Rev. Andrew FULLER
(1754-1815).
Dialogues, Letters, and Essays, on
Various subjects. To which is annexed an Essay on Truth.
Hartford, Ct.: published
by Oliver D. Cooke. J. Seymour of New York, printer, 1810. 12mo signed in sixes
(7 x 4 1/8 inches), pp. [1-]6-258; [i]-‘iv’ i.e. [ii]. Contemporary marbled sheep,
spine gilt with light brown
lettering-piece (scuffed).
Provenance:
Carnvile (?) Social Library (early inscription to front endpaper); Maine
Wesleyan Seminary and Female College (1860 or later, bookplate); A.F. Chase
(signature to title page).
Andrew
Fuller (6 February 1754 – 7 May 1815) was an
English Particular
Baptist minister and theologian. Known as a promoter of missionary work, he also took part in theological
controversy. Fuller was born in Wicken,
Cambridgeshire, and settled at Kettering,
Northamptonshire. During his life, Fuller pastored two
congregations – Soham (1775–1782) and Kettering (1782–1815), which
is now the Fuller
Baptist Church, He died on 7 May 1815 at Kettering. His son, J.

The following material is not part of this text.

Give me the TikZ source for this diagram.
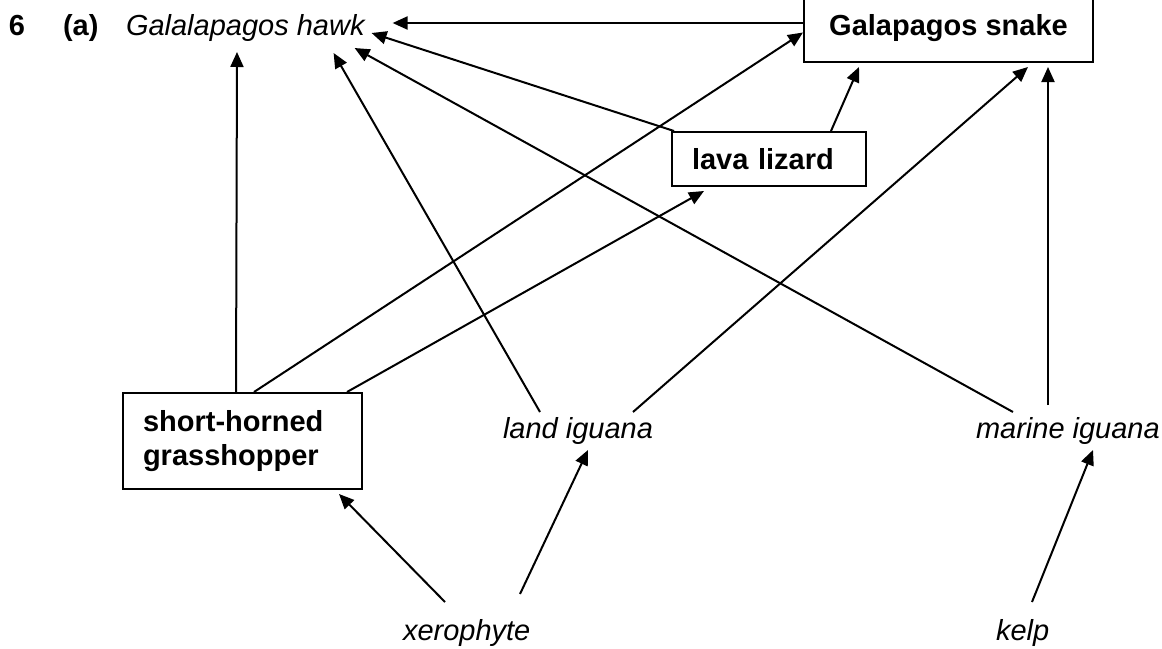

G. Fuller established a printing company in Kettering, and took William
Knibb as an apprentice. Knibb later became a
Baptist missionary in Jamaica.[1]
Fuller is
best known in connection with the foundation of the Baptist
Missionary Society, to which he for the most part devoted his
energies.[2] His work in promoting the missionary enterprises of the
Baptist church began about 1784. A sermon published by him then, The Nature and Importance of Walking by Faith, with an appendix A Few Persuasives to a General Union in Prayer for the Revival of Religion, indirectly stimulated the movement. The Baptist Missionary
Society (initially "Particular Baptist Society for Propagating the Gospel
among the Heathen")[3] was formed at Kettering in 1792. William
Carey, impressed by Fuller's work The Gospel Worthy of all Acceptation, became the first missionary. Fuller took on the
work at home.[4]
Fuller, a Particular
Baptist, was a controversialist in defence of the governmental
theory of the atonement against hyper-Calvinism on the one hand and Socinianism and Sandemanianism on the other. Abraham Booth accused him of giving
up true Calvinism.[5] Fuller debated
theology with the General Baptist Dan Taylor,
but they remained on good terms.[6]
According to Christianity
Today, "'Tall, stout and muscular, a famous wrestler in his
youth,' this self-taught farmer’s son became a champion for Christ, 'the most
creatively useful theologian' of the Particular Baptists. His book The
Gospel Worthy of All Acceptation, 1785, restated Calvinist theology for
Baptists influenced by the Evangelical
Revival. His Doctorate of
Divinity was bestowed by Brown University, Rhode Island."